— Goal —
Leave out the pictures, and retype only the lines from the beginning of the material through the line that contains "ax = fig.add_axes([0.280, 0.244, 0.676, 0.704])", including both.

— Given information —

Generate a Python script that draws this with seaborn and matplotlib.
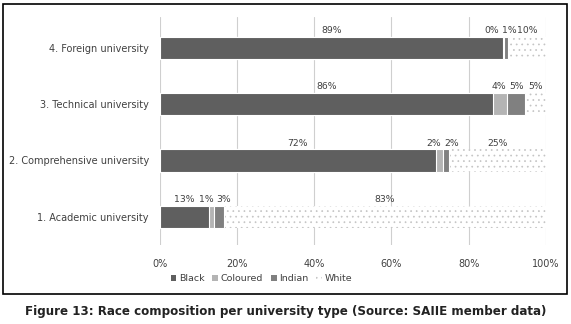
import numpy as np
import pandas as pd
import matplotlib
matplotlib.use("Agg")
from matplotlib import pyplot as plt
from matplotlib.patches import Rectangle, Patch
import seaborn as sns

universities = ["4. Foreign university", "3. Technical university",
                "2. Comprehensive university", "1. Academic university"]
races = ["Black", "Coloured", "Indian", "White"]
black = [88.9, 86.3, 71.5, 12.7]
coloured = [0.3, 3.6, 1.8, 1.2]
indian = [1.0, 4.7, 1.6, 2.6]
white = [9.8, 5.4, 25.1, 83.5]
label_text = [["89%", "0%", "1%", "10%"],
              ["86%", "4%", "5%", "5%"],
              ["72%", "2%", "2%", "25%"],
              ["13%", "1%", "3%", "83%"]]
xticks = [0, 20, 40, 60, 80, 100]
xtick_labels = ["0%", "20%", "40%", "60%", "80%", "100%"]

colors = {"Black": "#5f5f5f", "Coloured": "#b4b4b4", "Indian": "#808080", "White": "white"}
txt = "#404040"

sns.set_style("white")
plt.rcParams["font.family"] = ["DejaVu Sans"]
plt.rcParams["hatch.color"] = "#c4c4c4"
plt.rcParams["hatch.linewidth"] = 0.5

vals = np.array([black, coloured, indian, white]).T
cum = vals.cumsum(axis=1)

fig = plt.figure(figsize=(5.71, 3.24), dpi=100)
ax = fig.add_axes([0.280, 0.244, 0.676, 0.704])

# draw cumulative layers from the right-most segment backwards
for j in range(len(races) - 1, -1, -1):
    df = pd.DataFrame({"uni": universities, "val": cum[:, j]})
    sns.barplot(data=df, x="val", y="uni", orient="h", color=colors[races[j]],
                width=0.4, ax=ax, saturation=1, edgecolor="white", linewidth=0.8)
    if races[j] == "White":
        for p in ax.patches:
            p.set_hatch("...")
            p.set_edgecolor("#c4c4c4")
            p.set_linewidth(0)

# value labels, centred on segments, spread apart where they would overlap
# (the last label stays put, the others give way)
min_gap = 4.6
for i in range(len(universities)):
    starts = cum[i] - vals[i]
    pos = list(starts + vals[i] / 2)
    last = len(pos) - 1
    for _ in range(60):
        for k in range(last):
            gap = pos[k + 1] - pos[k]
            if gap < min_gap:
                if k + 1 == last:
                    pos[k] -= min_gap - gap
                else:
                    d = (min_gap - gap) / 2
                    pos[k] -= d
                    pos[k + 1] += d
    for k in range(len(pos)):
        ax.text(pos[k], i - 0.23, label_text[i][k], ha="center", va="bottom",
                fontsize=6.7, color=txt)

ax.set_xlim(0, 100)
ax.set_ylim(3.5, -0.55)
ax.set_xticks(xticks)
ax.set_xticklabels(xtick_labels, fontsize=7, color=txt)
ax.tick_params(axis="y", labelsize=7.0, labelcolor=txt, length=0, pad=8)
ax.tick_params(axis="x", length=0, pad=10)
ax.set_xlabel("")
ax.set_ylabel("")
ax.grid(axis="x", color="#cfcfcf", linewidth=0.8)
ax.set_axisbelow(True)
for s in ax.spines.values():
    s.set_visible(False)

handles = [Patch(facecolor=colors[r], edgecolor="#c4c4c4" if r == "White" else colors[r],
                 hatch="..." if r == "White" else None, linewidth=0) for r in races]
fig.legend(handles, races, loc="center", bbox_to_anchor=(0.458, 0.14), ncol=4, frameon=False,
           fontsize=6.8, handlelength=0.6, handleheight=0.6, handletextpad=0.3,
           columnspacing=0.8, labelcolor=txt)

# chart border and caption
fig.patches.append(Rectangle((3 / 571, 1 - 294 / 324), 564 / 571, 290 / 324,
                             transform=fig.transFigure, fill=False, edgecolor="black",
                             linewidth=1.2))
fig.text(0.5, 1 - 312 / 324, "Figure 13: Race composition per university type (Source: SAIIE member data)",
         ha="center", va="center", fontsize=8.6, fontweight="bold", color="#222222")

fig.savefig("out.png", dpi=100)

— Answer to this task —
Generate a Python script that draws this with seaborn and matplotlib.
import numpy as np
import pandas as pd
import matplotlib
matplotlib.use("Agg")
from matplotlib import pyplot as plt
from matplotlib.patches import Rectangle, Patch
import seaborn as sns

universities = ["4. Foreign university", "3. Technical university",
                "2. Comprehensive university", "1. Academic university"]
races = ["Black", "Coloured", "Indian", "White"]
black = [88.9, 86.3, 71.5, 12.7]
coloured = [0.3, 3.6, 1.8, 1.2]
indian = [1.0, 4.7, 1.6, 2.6]
white = [9.8, 5.4, 25.1, 83.5]
label_text = [["89%", "0%", "1%", "10%"],
              ["86%", "4%", "5%", "5%"],
              ["72%", "2%", "2%", "25%"],
              ["13%", "1%", "3%", "83%"]]
xticks = [0, 20, 40, 60, 80, 100]
xtick_labels = ["0%", "20%", "40%", "60%", "80%", "100%"]

colors = {"Black": "#5f5f5f", "Coloured": "#b4b4b4", "Indian": "#808080", "White": "white"}
txt = "#404040"

sns.set_style("white")
plt.rcParams["font.family"] = ["DejaVu Sans"]
plt.rcParams["hatch.color"] = "#c4c4c4"
plt.rcParams["hatch.linewidth"] = 0.5

vals = np.array([black, coloured, indian, white]).T
cum = vals.cumsum(axis=1)

fig = plt.figure(figsize=(5.71, 3.24), dpi=100)
ax = fig.add_axes([0.280, 0.244, 0.676, 0.704])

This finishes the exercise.